SEAN MONCRIEFF: Time we set some people straight

Wednesday, June 20, 2012

By Seán Moncrieff

I was chatting with an elderly relative, who leaned in close to say the son of a friend had ‘turned queer’.

This was not delivered as titillating news: but as bad news, as something horrifying.

I briefly considered my reply: ‘So?’ or ‘He hasn’t turned queer, he was always queer. And, anyway, queer is an offensive term.’ I calculated how much arguing I would be required to do to nudge the world view of a man in his early 80s.

I wimped out. I simply said: ‘Well, that’s the way it is nowadays.’ He looked at me askance. ‘Well, I don’t like it.’ It is a truism that as we age change becomes more difficult; and, perhaps, at a certain point, impossible.

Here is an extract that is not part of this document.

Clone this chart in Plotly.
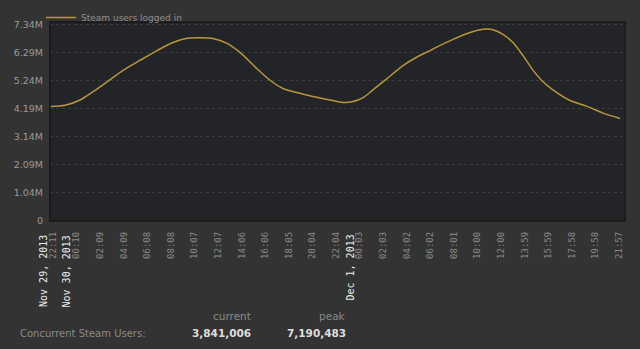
import plotly.graph_objects as go

# ---- data ----
times = [
    "2013-11-29 21:51", "2013-11-29 23:12", "2013-11-30 00:28", "2013-11-30 01:34",
    "2013-11-30 02:45", "2013-11-30 04:06", "2013-11-30 05:31", "2013-11-30 06:58",
    "2013-11-30 08:19", "2013-11-30 09:30", "2013-11-30 10:36", "2013-11-30 11:41",
    "2013-11-30 12:52", "2013-11-30 13:58", "2013-11-30 15:24", "2013-11-30 16:30",
    "2013-11-30 17:36", "2013-11-30 18:46", "2013-11-30 20:07", "2013-11-30 21:34",
    "2013-11-30 22:39", "2013-11-30 23:30", "2013-12-01 00:21", "2013-12-01 01:11",
    "2013-12-01 02:22", "2013-12-01 03:43", "2013-12-01 04:54", "2013-12-01 06:00",
    "2013-12-01 06:36", "2013-12-01 07:57", "2013-12-01 09:22", "2013-12-01 10:28",
    "2013-12-01 10:53", "2013-12-01 11:14", "2013-12-01 12:09", "2013-12-01 13:00",
    "2013-12-01 13:51", "2013-12-01 14:42", "2013-12-01 15:32", "2013-12-01 16:22",
    "2013-12-01 17:49", "2013-12-01 19:15", "2013-12-01 20:36", "2013-12-01 22:02",
]
users = [
    4.29e6, 4.33e6, 4.53e6, 4.84e6,
    5.21e6, 5.64e6, 6.01e6, 6.38e6,
    6.68e6, 6.84e6, 6.86e6, 6.83e6,
    6.65e6, 6.31e6, 5.70e6, 5.27e6,
    4.96e6, 4.81e6, 4.66e6, 4.53e6,
    4.44e6, 4.47e6, 4.62e6, 4.91e6,
    5.33e6, 5.82e6, 6.14e6, 6.38e6,
    6.52e6, 6.80e6, 7.06e6, 7.18e6,
    7.19e6, 7.17e6, 6.99e6, 6.68e6,
    6.19e6, 5.64e6, 5.21e6, 4.91e6,
    4.51e6, 4.29e6, 4.04e6, 3.84e6,
]
series_name = "Steam users logged in"

ytick_vals = [0, 1.0486e6, 2.0971e6, 3.1457e6, 4.1943e6, 5.2429e6, 6.2914e6, 7.34e6]
ytick_text = ["0", "1.04M", "2.09M", "3.14M", "4.19M", "5.24M", "6.29M", "7.34M"]

xtick_vals = [
    "2013-11-29 22:11", "2013-11-30 00:10", "2013-11-30 02:09", "2013-11-30 04:09",
    "2013-11-30 06:08", "2013-11-30 08:08", "2013-11-30 10:07", "2013-11-30 12:07",
    "2013-11-30 14:06", "2013-11-30 16:06", "2013-11-30 18:05", "2013-11-30 20:04",
    "2013-11-30 22:04", "2013-12-01 00:03", "2013-12-01 02:03", "2013-12-01 04:02",
    "2013-12-01 06:02", "2013-12-01 08:01", "2013-12-01 10:00", "2013-12-01 12:00",
    "2013-12-01 13:59", "2013-12-01 15:59", "2013-12-01 17:58", "2013-12-01 19:58",
    "2013-12-01 21:57",
]
xtick_text = [t[-5:] for t in xtick_vals]

date_label_pos = ["2013-11-29 22:11", "2013-11-30 00:10", "2013-12-01 00:03"]
date_label_text = ["Nov 29, 2013", "Nov 30, 2013", "Dec 1, 2013"]

current_users = 3841006
peak_users = 7190483

# ---- figure ----
L, R, T, B = 50, 15, 22, 128
W, H = 640, 349
pw, ph = W - L - R, H - T - B

def px_x(px):
    return (px - L) / pw

def px_y(py):
    return (H - B - py) / ph

fig = go.Figure()
fig.add_trace(go.Scatter(
    x=times, y=users, mode="lines", name=series_name,
    line=dict(color="#b8963e", width=1.5, shape="spline", smoothing=0.8),
    showlegend=True,
))

fig.update_layout(
    width=W, height=H,
    margin=dict(l=L, r=R, t=T, b=B, autoexpand=False),
    paper_bgcolor="#333333",
    plot_bgcolor="#232428",
    showlegend=True,
    legend=dict(
        x=px_x(41), y=px_y(3), xanchor="left", yanchor="top",
        orientation="h", bgcolor="rgba(0,0,0,0)",
        font=dict(family="DejaVu Sans", size=9, color="#8f8f8f"),
        itemwidth=30, tracegroupgap=0,
    ),
    xaxis=dict(
        type="date",
        range=["2013-11-29 21:56", "2013-12-01 22:27"],
        tickvals=xtick_vals, ticktext=xtick_text,
        tickangle=-90, showgrid=False, zeroline=False,
        ticks="", ticklabelstandoff=8,
        tickfont=dict(family="DejaVu Sans Mono", size=9, color="#8a8a8a"),
        showline=False,
    ),
    yaxis=dict(
        range=[0, 7.45e6],
        tickvals=ytick_vals, ticktext=ytick_text,
        showgrid=True, gridcolor="#3b3c41", griddash="dot", gridwidth=1,
        zeroline=False, ticks="", ticklabelstandoff=6,
        tickfont=dict(family="DejaVu Sans", size=9.5, color="#9a9a9a"),
        showline=False,
    ),
)

# plot frame
fig.add_shape(type="rect", xref="paper", yref="paper", x0=0, x1=1, y0=0, y1=1,
              line=dict(color="#1c1c1c", width=2), layer="above")

# date labels
for pos, txt in zip(date_label_pos, date_label_text):
    fig.add_annotation(
        x=pos, xref="x", y=px_y(233), yref="paper",
        text=txt, showarrow=False, textangle=-90,
        xanchor="center", yanchor="top", xshift=-10,
        font=dict(family="DejaVu Sans Mono", size=10, color="#ededed"),
    )

# summary text
def add_text(px, py, text, anchor, size, color, bold=False):
    fig.add_annotation(
        x=px_x(px), y=px_y(py), xref="paper", yref="paper",
        text=f"<b>{text}</b>" if bold else text, showarrow=False,
        xanchor=anchor, yanchor="middle",
        font=dict(family="DejaVu Sans", size=size, color=color),
    )

add_text(253, 316, "current", "right", 10.5, "#8a8a8a")
add_text(348, 316, "peak", "right", 10.5, "#8a8a8a")
add_text(18, 333, "Concurrent Steam Users:", "left", 10, "#8a8a8a")
add_text(253, 333, f"{current_users:,}", "right", 10.5, "#dedede", bold=True)
add_text(348, 333, f"{peak_users:,}", "right", 10.5, "#dedede", bold=True)

fig.write_html("out.html")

Certainly, my relation thought that being gay was self-evidently wrong. He didn’t just think it; he felt it viscerally: disgust was writ large across his features. It is this emotional response that would have been the most tricky to counter.

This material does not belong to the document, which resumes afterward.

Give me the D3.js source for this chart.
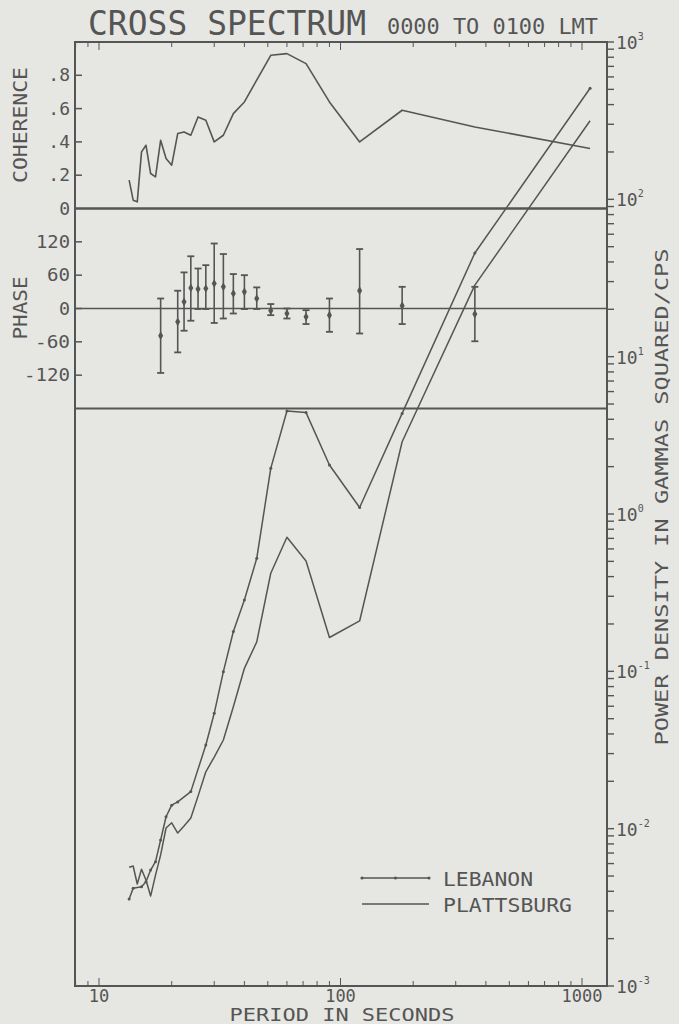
<!DOCTYPE html>
<html>
<head>
<meta charset="utf-8">
<script src="https://cdn.jsdelivr.net/npm/d3@7"></script>
<style>
  html, body { margin: 0; padding: 0; background: #e6e6e2; }
  svg { display: block; }
  text { font-family: "DejaVu Sans Mono", monospace; fill: #555; }
</style>
</head>
<body>
<svg id="chart" width="679" height="1024"></svg>
<script>
// Coherence between the two stations, by period (s)
const cohPeriod = [13.33, 13.85, 14.4, 15, 15.65, 16.36, 17.14, 18, 18.95, 20, 21.18, 22.5, 24, 25.71, 27.69, 30, 32.73, 36, 40, 51.43, 60, 72, 90, 120, 180, 360, 1080];
const cohValue  = [0.17, 0.05, 0.04, 0.34, 0.38, 0.21, 0.19, 0.41, 0.30, 0.26, 0.45, 0.46, 0.44, 0.55, 0.53, 0.40, 0.44, 0.57, 0.64, 0.92, 0.93, 0.87, 0.64, 0.40, 0.59, 0.49, 0.36];

// Phase (degrees) with confidence limits
const phasePeriod = [18, 21.18, 22.5, 24, 25.71, 27.69, 30, 32.73, 36, 40, 45, 51.43, 60, 72, 90, 120, 180, 360];
const phaseValue  = [-49, -24, 12, 37, 35, 36, 45, 39, 27, 30, 18, -4, -9, -15, -12, 32, 5, -10];
const phaseHigh   = [18, 32, 65, 94, 72, 78, 117, 98, 62, 60, 38, 8, 0, -3, 18, 107, 39, 39];
const phaseLow    = [-116, -79, -40, -22, -1, -1, -26, -18, -9, -1, -1, -12, -18, -28, -42, -45, -28, -59];

// Power density, gammas squared / cps
const lebPeriod = [13.33, 13.85, 15, 15.65, 16.36, 17.14, 18, 18.95, 20, 21.18, 24, 27.69, 30, 32.73, 36, 40, 45, 51.43, 60, 72, 90, 120, 180, 360, 1080];
const lebPower  = [0.00357, 0.00418, 0.00428, 0.0046, 0.00546, 0.00617, 0.00847, 0.0119, 0.0141, 0.0148, 0.0172, 0.034, 0.0541, 0.0995, 0.179, 0.284, 0.523, 1.95, 4.52, 4.41, 2.05, 1.10, 4.36, 45.6, 508];
const plaPeriod = [13.33, 13.85, 14.4, 15, 15.65, 16.36, 17.14, 18, 18.95, 20, 21.18, 22.5, 24, 25.71, 27.69, 30, 32.73, 36, 40, 45, 51.43, 60, 72, 90, 120, 180, 360, 1080];
const plaPower  = [0.00568, 0.00579, 0.00445, 0.00552, 0.00472, 0.00373, 0.00507, 0.00681, 0.0101, 0.0109, 0.00938, 0.0104, 0.0117, 0.0161, 0.023, 0.0285, 0.0366, 0.0596, 0.1045, 0.154, 0.42, 0.711, 0.502, 0.164, 0.209, 2.88, 28.5, 316];

// Axis tick labels
const cohTicks = [0, 0.2, 0.4, 0.6, 0.8];
const cohTickLabels = ["0", ".2", ".4", ".6", ".8"];
const phaseTicks = [-120, -60, 0, 60, 120];
const periodTicks = [10, 100, 1000];
const powerExponents = [3, 2, 1, 0, -1, -2, -3];
const seriesNames = ["LEBANON", "PLATTSBURG"];

const INK = "#555";
const svg = d3.select("#chart");

const frameL = 75, frameR = 607, frameT = 42, frameB = 986;
const cohBottom = 208.5, phaseBottom = 408.5;

const x = d3.scaleLog().domain([10, 1000]).range([99, 582]);
const yCoh = d3.scaleLinear().domain([0, 1]).range([cohBottom, frameT]);
const yPh = d3.scaleLinear().domain([-180, 180]).range([phaseBottom, cohBottom]);
const yPow = d3.scaleLog().domain([1e-3, 1e3]).range([frameB, frameT]);

// Title
svg.append("text").attr("x", 88).attr("y", 35).attr("font-size", 33)
  .attr("textLength", 278).attr("lengthAdjust", "spacingAndGlyphs").text("CROSS SPECTRUM");
svg.append("text").attr("x", 387).attr("y", 34).attr("font-size", 21)
  .attr("textLength", 211).attr("lengthAdjust", "spacingAndGlyphs").text("0000 TO 0100 LMT");

// Frame and panel separators
const g = svg.append("g").attr("stroke", INK).attr("fill", "none");
g.append("rect").attr("x", frameL).attr("y", frameT).attr("width", frameR - frameL).attr("height", frameB - frameT).attr("stroke-width", 2);
g.append("line").attr("x1", frameL).attr("x2", frameR).attr("y1", cohBottom).attr("y2", cohBottom).attr("stroke-width", 2.6);
g.append("line").attr("x1", frameL).attr("x2", frameR).attr("y1", phaseBottom).attr("y2", phaseBottom).attr("stroke-width", 2.2);
g.append("line").attr("x1", frameL).attr("x2", frameR).attr("y1", yPh(0)).attr("y2", yPh(0)).attr("stroke-width", 1.6);

// Left ticks: coherence and phase
cohTicks.forEach((t, i) => {
  if (t > 0) g.append("line").attr("x1", frameL).attr("x2", frameL + 7).attr("y1", yCoh(t)).attr("y2", yCoh(t)).attr("stroke-width", 1.5);
  svg.append("text").attr("x", 70).attr("y", yCoh(t) + 6).attr("font-size", 18).attr("text-anchor", "end").text(cohTickLabels[i]);
});
const phaseLabelWidth = { "-120": 46, "-60": 35, "0": 11, "60": 23, "120": 34 };
phaseTicks.forEach(t => {
  g.append("line").attr("x1", frameL).attr("x2", frameL + 7).attr("y1", yPh(t)).attr("y2", yPh(t)).attr("stroke-width", 1.5);
  svg.append("text").attr("x", 70).attr("y", yPh(t) + 6).attr("font-size", 18).attr("text-anchor", "end")
    .attr("textLength", phaseLabelWidth[String(t)]).attr("lengthAdjust", "spacingAndGlyphs").text(String(t));
});

// Axis titles
svg.append("text").attr("transform", "translate(27,125) rotate(-90)").attr("font-size", 19)
  .attr("text-anchor", "middle").attr("textLength", 116).attr("lengthAdjust", "spacingAndGlyphs").text("COHERENCE");
svg.append("text").attr("transform", "translate(27,308) rotate(-90)").attr("font-size", 19)
  .attr("text-anchor", "middle").attr("textLength", 63).attr("lengthAdjust", "spacingAndGlyphs").text("PHASE");
svg.append("text").attr("transform", "translate(668,497) rotate(-90)").attr("font-size", 17)
  .attr("text-anchor", "middle").attr("textLength", 497).attr("lengthAdjust", "spacingAndGlyphs").text("POWER DENSITY IN GAMMAS SQUARED/CPS");

// Right log axis for power density
const powTickVals = [];
for (let e = -3; e <= 3; e++) {
  for (let m = 1; m <= 9; m++) {
    const v = m * Math.pow(10, e);
    if (v <= 1000) powTickVals.push(v);
  }
}
powTickVals.forEach(v => {
  g.append("line").attr("x1", frameR).attr("x2", frameR + 7).attr("y1", yPow(v)).attr("y2", yPow(v)).attr("stroke-width", 1.4);
});
powerExponents.forEach(e => {
  const t = svg.append("text").attr("x", 616).attr("y", yPow(Math.pow(10, e)) + 7).attr("font-size", 18);
  t.append("tspan").text("10");
  t.append("tspan").attr("font-size", 10).attr("dy", -9).text(String(e));
});

// Bottom and top log ticks for period
const perTickVals = [];
for (let e = 0; e <= 3; e++) {
  for (let m = 1; m <= 9; m++) {
    const v = m * Math.pow(10, e);
    if (v >= x.invert(frameL) && v <= x.invert(frameR)) perTickVals.push(v);
  }
}
perTickVals.forEach(v => {
  const len = periodTicks.includes(v) ? 8 : 5;
  g.append("line").attr("x1", x(v)).attr("x2", x(v)).attr("y1", frameB).attr("y2", frameB - len).attr("stroke-width", 1);
  g.append("line").attr("x1", x(v)).attr("x2", x(v)).attr("y1", frameT).attr("y2", frameT + len).attr("stroke-width", 1);
});
periodTicks.forEach(v => {
  svg.append("text").attr("x", x(v)).attr("y", 1002).attr("font-size", 17).attr("text-anchor", "middle").text(String(v));
});
svg.append("text").attr("x", 342).attr("y", 1021).attr("font-size", 17).attr("text-anchor", "middle")
  .attr("textLength", 225).attr("lengthAdjust", "spacingAndGlyphs").text("PERIOD IN SECONDS");

// Coherence curve
const cohLine = d3.line().x(d => x(d[0])).y(d => yCoh(d[1]));
svg.append("path").datum(d3.zip(cohPeriod, cohValue)).attr("d", cohLine)
  .attr("fill", "none").attr("stroke", INK).attr("stroke-width", 1.6).attr("stroke-linejoin", "round");

// Phase estimates with error bars
const ph = svg.append("g").attr("stroke", INK).attr("fill", INK);
phasePeriod.forEach((p, i) => {
  const px = x(p);
  ph.append("line").attr("x1", px).attr("x2", px).attr("y1", yPh(phaseHigh[i])).attr("y2", yPh(phaseLow[i])).attr("stroke-width", 1.6);
  [phaseHigh[i], phaseLow[i]].forEach(v => {
    ph.append("line").attr("x1", px - 3.5).attr("x2", px + 3.5).attr("y1", yPh(v)).attr("y2", yPh(v)).attr("stroke-width", 1.8);
  });
  ph.append("path").attr("d", d3.symbol(d3.symbolDiamond, 22)()).attr("transform", `translate(${px},${yPh(phaseValue[i])})`).attr("stroke", "none");
});

// Power density curves
const powLine = d3.line().x(d => x(d[0])).y(d => yPow(d[1]));
const lebData = d3.zip(lebPeriod, lebPower);
const plaData = d3.zip(plaPeriod, plaPower);
svg.append("path").datum(lebData).attr("d", powLine)
  .attr("fill", "none").attr("stroke", INK).attr("stroke-width", 1.5).attr("stroke-linejoin", "round");
svg.append("g").selectAll("circle").data(lebData).join("circle")
  .attr("cx", d => x(d[0])).attr("cy", d => yPow(d[1])).attr("r", 1.5).attr("fill", INK);
svg.append("path").datum(plaData).attr("d", powLine)
  .attr("fill", "none").attr("stroke", INK).attr("stroke-width", 1.5).attr("stroke-linejoin", "round");

// Legend
const lg = svg.append("g");
lg.append("line").attr("x1", 362).attr("x2", 429).attr("y1", 878).attr("y2", 878).attr("stroke", INK).attr("stroke-width", 1.5);
[362, 395.5, 429].forEach(cx => lg.append("circle").attr("cx", cx).attr("cy", 878).attr("r", 1.6).attr("fill", INK));
lg.append("line").attr("x1", 362).attr("x2", 429).attr("y1", 904).attr("y2", 904).attr("stroke", INK).attr("stroke-width", 1.5);
lg.append("text").attr("x", 443).attr("y", 886).attr("font-size", 20)
  .attr("textLength", 90).attr("lengthAdjust", "spacingAndGlyphs").text(seriesNames[0]);
lg.append("text").attr("x", 443).attr("y", 912).attr("font-size", 20)
  .attr("textLength", 129).attr("lengthAdjust", "spacingAndGlyphs").text(seriesNames[1]);
</script>
</body>
</html>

Last week, Ken Maginnis, a man of similar vintage to my relation, appeared on a radio show in the north to discuss gay marriage. Ken went for it. He described homosexuality as deviant, he said that gay people should seek help and that legalising gay marriage would be a step towards legalising sex with animals.

The Ulster Unionist Party has since withdrawn the whip from Maginnis for his comments. (Though, rather wimpily, the UUP doesn’t have a policy on gay marriage, it’s left up to individual conscience). Maginnis, though, hasn’t backed down and warns of Ulster being overrun with gayness if this sort of thing is encouraged.

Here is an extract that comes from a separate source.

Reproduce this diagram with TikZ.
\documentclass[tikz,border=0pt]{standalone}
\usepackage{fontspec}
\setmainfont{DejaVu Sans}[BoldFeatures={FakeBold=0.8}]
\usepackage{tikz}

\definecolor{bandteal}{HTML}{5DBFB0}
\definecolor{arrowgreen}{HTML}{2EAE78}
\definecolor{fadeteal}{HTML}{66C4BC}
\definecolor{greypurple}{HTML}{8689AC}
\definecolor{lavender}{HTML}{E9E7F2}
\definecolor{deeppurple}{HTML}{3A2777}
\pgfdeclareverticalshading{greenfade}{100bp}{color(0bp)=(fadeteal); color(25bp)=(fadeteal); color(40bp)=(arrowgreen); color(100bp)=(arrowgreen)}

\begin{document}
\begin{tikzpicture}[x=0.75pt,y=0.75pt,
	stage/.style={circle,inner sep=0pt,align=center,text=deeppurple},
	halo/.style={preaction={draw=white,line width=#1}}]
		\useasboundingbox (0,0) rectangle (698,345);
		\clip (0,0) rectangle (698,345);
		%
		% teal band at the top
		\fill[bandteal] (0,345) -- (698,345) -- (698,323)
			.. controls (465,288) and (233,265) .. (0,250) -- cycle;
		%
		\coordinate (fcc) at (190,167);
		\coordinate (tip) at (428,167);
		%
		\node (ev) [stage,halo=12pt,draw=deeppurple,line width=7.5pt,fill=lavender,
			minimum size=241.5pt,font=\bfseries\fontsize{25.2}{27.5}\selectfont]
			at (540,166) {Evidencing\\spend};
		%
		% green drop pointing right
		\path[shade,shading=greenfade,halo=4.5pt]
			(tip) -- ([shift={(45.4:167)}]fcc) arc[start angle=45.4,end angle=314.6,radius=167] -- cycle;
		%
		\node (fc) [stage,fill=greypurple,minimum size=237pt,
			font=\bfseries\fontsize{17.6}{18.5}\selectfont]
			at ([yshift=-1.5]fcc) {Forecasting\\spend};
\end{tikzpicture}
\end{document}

Gay-rights advocates aside, much of the criticism Maginnis has received has not been so much for opposing gay marriage, but in the way he expressed that opposition: particularly in creating an equivalency with bestiality.

The consensus seems to be that if he had opposed gay marriage but been ‘respectful’ while doing it, then that would have been OK.

If Ken can throw up mad comparisons, then so can I.

What if this discussion had been about inter-racial marriage? Is it possible to oppose that in a ‘respectful’ way? In a way that would not be construed as racist? In both cases, the fundamental social ideas are the same: adults of all races and creeds should be allowed marry because, as human beings, they deserve the same rights as each other.

If society feels gay human beings should not be allowed marry, then they are not getting full human rights. They are not full humans.

Gay people are either equal to the rest of us or not. It is as simple as that.

In 50 years, when gay marriage is just marriage, that generation will look back and wonder what the argument was about.